I cannot understand if what I want to do in Dask is possible...
Currently, I have a long list of heavy files. I am using multiprocessing library to process every entry of the list. My function opens and entry, operates on it, saves the result in a binary file to disk, and returns None. Everything works fine. I did this essentially to reduce RAM usage.
I would like to do "the same" in Dask, but I cannot figure out how to save binary data in parallel.
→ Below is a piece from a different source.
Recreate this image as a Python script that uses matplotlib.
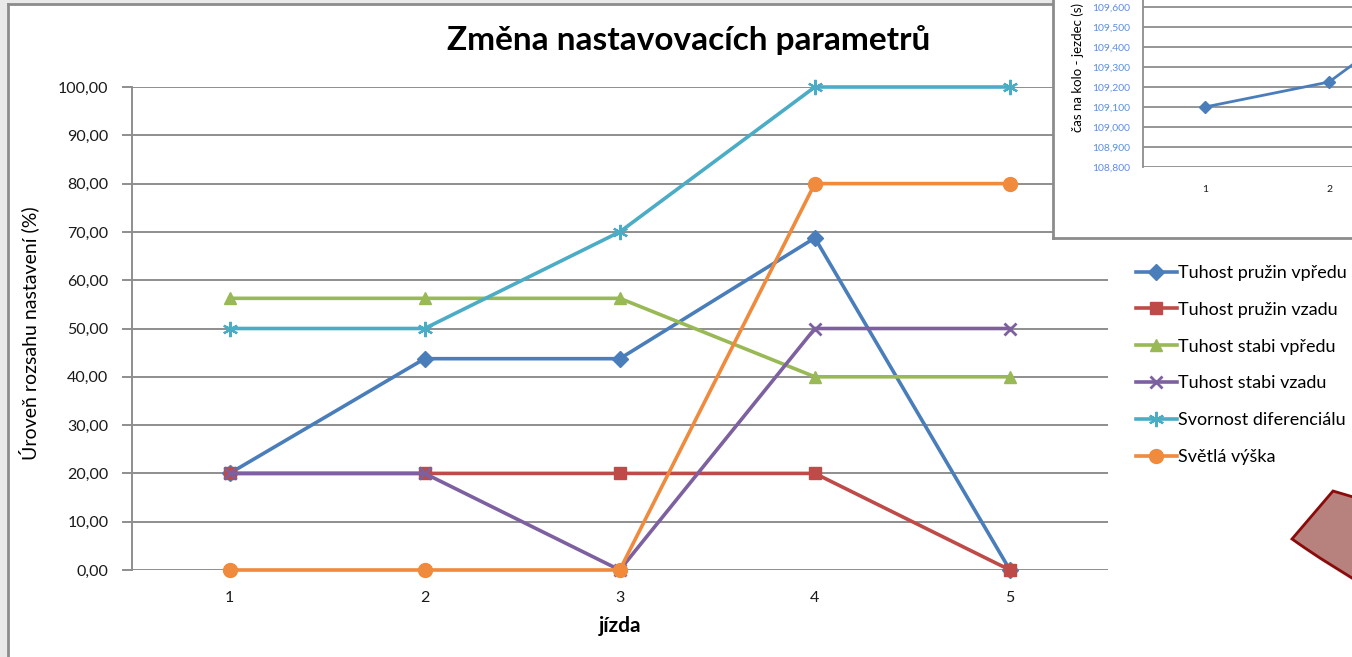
import matplotlib
matplotlib.use("Agg")
import matplotlib.pyplot as plt
from matplotlib.patches import Polygon
from matplotlib.ticker import FuncFormatter

plt.rcParams['font.family'] = ['Lato', 'DejaVu Sans']

# data
jizda = [1, 2, 3, 4, 5]
pruzin_vpredu = [20.0, 43.75, 43.75, 68.75, 0.0]
pruzin_vzadu = [20.0, 20.0, 20.0, 20.0, 0.0]
stabi_vpredu = [56.25, 56.25, 56.25, 40.0, 40.0]
stabi_vzadu = [20.0, 20.0, 0.0, 50.0, 50.0]
svornost = [50.0, 50.0, 70.0, 100.0, 100.0]
svetla_vyska = [0.0, 0.0, 0.0, 80.0, 80.0]

series_names = ['Tuhost pružin vpředu', 'Tuhost pružin vzadu', 'Tuhost stabi vpředu',
                'Tuhost stabi vzadu', 'Svornost diferenciálu', 'Světlá výška']
series_vals = [pruzin_vpredu, pruzin_vzadu, stabi_vpredu, stabi_vzadu, svornost, svetla_vyska]
colors = ['#4A7EBB', '#BE4B48', '#98B954', '#7D60A0', '#4BACC6', '#F08A3C']
markers = ['D', 's', '^', 'x', (6, 2, 0), 'o']
msizes = [8, 9, 9, 8, 11, 10]

# inset chart (partly visible, cut by the screenshot edge)
inset_jizda = [1, 2, 3]
inset_cas = [109100, 109225, 109680]
inset_xticks = [1, 2]
inset_yticks = [108800, 108900, 109000, 109100, 109200, 109300, 109400, 109500, 109600]

W, H = 1352, 657
fig = plt.figure(figsize=(W / 100, H / 100), dpi=100)
fig.patch.set_facecolor('#E9E9E9')


def fbox(x0, y0, x1, y1):
    # pixel box (top-left origin) -> figure fraction rect
    return [x0 / W, 1 - y1 / H, (x1 - x0) / W, (y1 - y0) / H]


# chart area frame
frame = fig.add_axes(fbox(8, 4, W + 20, H + 20), zorder=0)
frame.set_xticks([]); frame.set_yticks([])
frame.set_facecolor('white')
for s in frame.spines.values():
    s.set_color('#8C8C8C'); s.set_linewidth(2)

grid_c = '#8E8E8E'
ax = fig.add_axes(fbox(132, 87, 1107.5, 570), zorder=1)
ax.set_facecolor('none')
for y in range(0, 101, 10):
    ax.axhline(y, color=grid_c, lw=1.4, zorder=1)
for name, vals, c, m, ms in zip(series_names, series_vals, colors, markers, msizes):
    mew = 2.0 if m == 'x' else (1.6 if isinstance(m, tuple) else 1.0)
    ax.plot(jizda, vals, color=c, lw=2.6, marker=m, markersize=ms,
            markeredgewidth=mew, markeredgecolor=c, label=name, clip_on=False, zorder=3)
ax.set_xlim(0.5, 5.5)
ax.set_ylim(0, 100)
ax.set_yticks(range(0, 101, 10))
ax.yaxis.set_major_formatter(FuncFormatter(lambda v, p: f"{v:.2f}".replace('.', ',')))
ax.set_xticks(jizda)
ax.tick_params(axis='y', length=7, width=1.4, color=grid_c, pad=10, labelsize=11.5,
               labelcolor='#1A1A1A')
ax.tick_params(axis='x', length=0, pad=15, labelsize=11.5, labelcolor='#1A1A1A')
for s in ['top', 'right', 'bottom']:
    ax.spines[s].set_visible(False)
ax.spines['left'].set_color(grid_c)
ax.spines['left'].set_linewidth(1.4)
ax.set_xlabel('jízda', fontsize=15, fontweight='bold', labelpad=8)
ax.set_ylabel('Úroveň rozsahu nastavení (%)', fontsize=14, labelpad=8)
ax.yaxis.set_label_coords(-93 / 975.5, 0.49)

fig.text(689 / W, 1 - 40 / H, 'Změna nastavovacích parametrů', fontsize=24,
         fontweight='bold', ha='center', va='center')

leg = ax.legend(loc='upper left', bbox_to_anchor=(1136 / W, 1 - 265 / H),
                bbox_transform=fig.transFigure, frameon=False, fontsize=13,
                handlelength=2.25, handletextpad=0.1, labelspacing=1.15,
                borderaxespad=0, borderpad=0)

# inset chart box
iframe = fig.add_axes(fbox(1053, -20, W + 20, 238), zorder=4)
iframe.set_xticks([]); iframe.set_yticks([])
iframe.set_facecolor('white')
for s in iframe.spines.values():
    s.set_color('#8C8C8C'); s.set_linewidth(2)

ax2 = fig.add_axes(fbox(1143, -13, 1143 + 124 * 5, 167), zorder=5)
ax2.set_facecolor('none')
for y in inset_yticks + [109700]:
    ax2.axhline(y, color=grid_c, lw=1.3, zorder=1)
ax2.plot(inset_jizda, inset_cas, color='#4A7EBB', lw=2, marker='D', markersize=6,
         zorder=3)
ax2.set_xlim(0.5, 5.5)
ax2.set_ylim(108800, 109700)
ax2.set_yticks(inset_yticks)
ax2.yaxis.set_major_formatter(FuncFormatter(lambda v, p: f"{v / 1000:.3f}".replace('.', ',')))
ax2.set_xticks(inset_xticks)
ax2.tick_params(axis='y', length=0, pad=9, labelsize=7.5, labelcolor='#5B8FE0')
ax2.tick_params(axis='x', length=0, pad=13, labelsize=7.5, labelcolor='#1A1A1A')
for s in ['top', 'right', 'bottom']:
    ax2.spines[s].set_visible(False)
ax2.spines['left'].set_color(grid_c)
ax2.spines['left'].set_linewidth(1.3)
ax2.set_ylabel('čas na kolo - jezdec (s)', fontsize=9.5, labelpad=4)
ax2.yaxis.set_label_coords(-59 / 620, 0.55)

# decorative shape in lower right corner
to_fig = lambda pts: [(x / W, 1 - y / H) for x, y in pts]
shape_px = [(1333, 491), (1292, 539), (1305, 548), (1320, 558), (1336, 568),
            (1352, 578), (1360, 582), (1360, 499)]
shadow = Polygon(to_fig([(x + 3, y + 4) for x, y in shape_px]), closed=True,
                 transform=fig.transFigure, facecolor='#C8C8C8', edgecolor='none',
                 zorder=6, alpha=0.8)
shape = Polygon(to_fig(shape_px), closed=True, transform=fig.transFigure,
                facecolor='#B7817E', edgecolor='#8B0A0A', lw=2, zorder=7)
fig.patches.extend([shadow, shape])

fig.savefig('out.png', dpi=100)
In my mind, it should be something like:
for element in list:
new_value = func(element)
new_value.tofile('filename.binary')
where there can only be N elements loaded at once, where N is the number of workers, and each element is used and forgotten at the end of each cycle.
Is it possible?
Thanks a lot for any suggestion!
That does sound like a feasible task:
from dask import delayed, compute
@delayed
def myfunc(element):
new_value = func(element)
new_value.tofile('filename.binary') # you might want to
# change the destination for each element...
delayeds = [myfunc(e) for e in list]
results = compute(delayeds)
If you want fine control over tasks, you might want to explicitly specify the number of workers by starting a LocalCluster
:
from dask.distributed import Client, LocalCluster
cluster = LocalCluster(n_workers=3)
client = Client(cluster)
There is a lot more that can be done to customize the settings/workflow, but perhaps the above will work for your use case.